I do not think it failed, far from it. I can give my reasons, you first
Yep, occupy may have had the moral high ground but they squandered it because they were the modern day hippy idealists with no boots-on-the-ground (or feet touching grass) know-how to actually effect change in a protracted way.
I’d love to talk with you because I’ve tried to do anarchist organization in the past and it’s super fucking hard
one (started here) was successful but one failed hard
I’d just be curious to trade stories to see if we can learn from each other
My handle@iCloud if you want to reach out
Well, and now you use it for this so what was all that for?
The 'Occupy' energy didn't dissipate into nothing.

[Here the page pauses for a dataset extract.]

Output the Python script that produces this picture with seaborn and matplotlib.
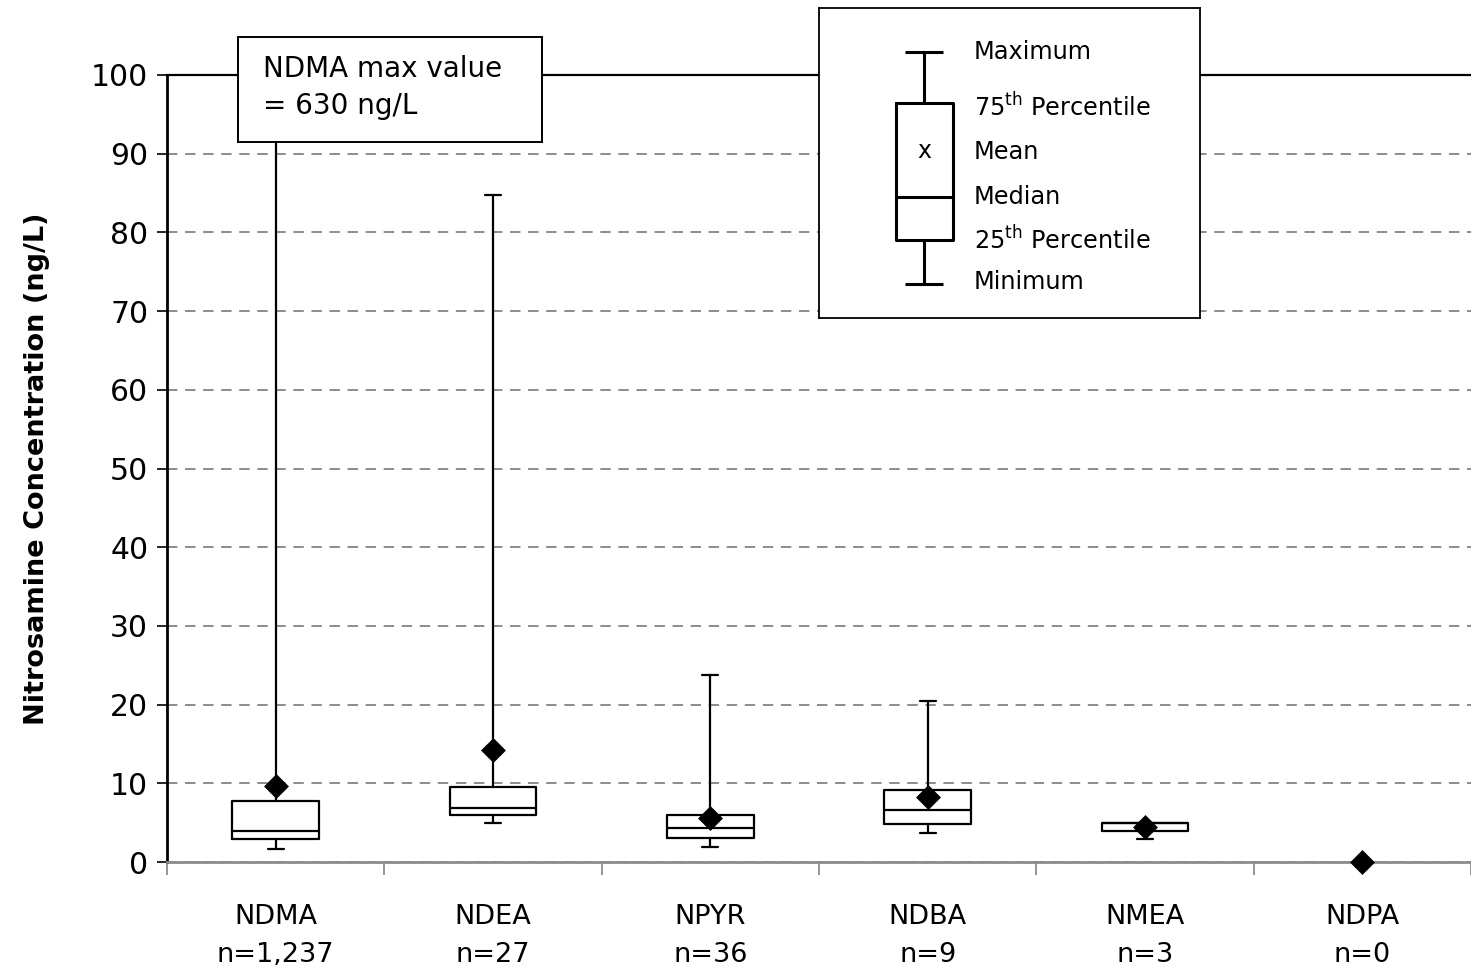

It fueled extremism and populism, both on the left and on the right.
> It fueled extremism and populism, both on the left and on the right.
I think you're confusing the Occupy Movement with the housing crisis itself.
Any anti-establishment/libertarian right-wingers would have already gotten energized years before by the Tea Party movement. Even Ron Paul's million dollar "money bomb" in donations happened a few months before Occupy. And what's the path from Occupy to right-wing extremism? Even on Fox News Occupy was a short-term blip.
The "one percent" slogan made its way directly into Bernie's campaign, so that tracks with what I assume you're calling left-wing populism. But what do you mean by "extremism" here? If it's violent extremism I don't see the connection. And if it's left-wing anarchist movements, have those grown in any significant way since the 2010s?
I understand my comment might give one the impression that I am confusing the chicken (the financial crisis) and the egg (the Occupy movement).
Since Occupy could not have existed without the Crisis, certainly some blame goes to the Crisis.
That said, Occupy shaped perception of the Crisis. Occupy trained the public to view the Crisis in terms of bad people, instead of systemic problems like incentives.
The Occupy movement, with its permanent smoke-pit adolescents like Tim Pool, Matt Taibbi, Max Keiser, and so on, has influenced public discourse ever since.
I cannot prove that Occupy, rather than the Financial Crisis alone, made possible our current dysfunctional politics (with its focus on scapegoating, conspiracy theories, magical thinking), but I notice echos of its 'memes' (in the original sense of the word), and its attitudes - not to mention I notice some of the actual participants.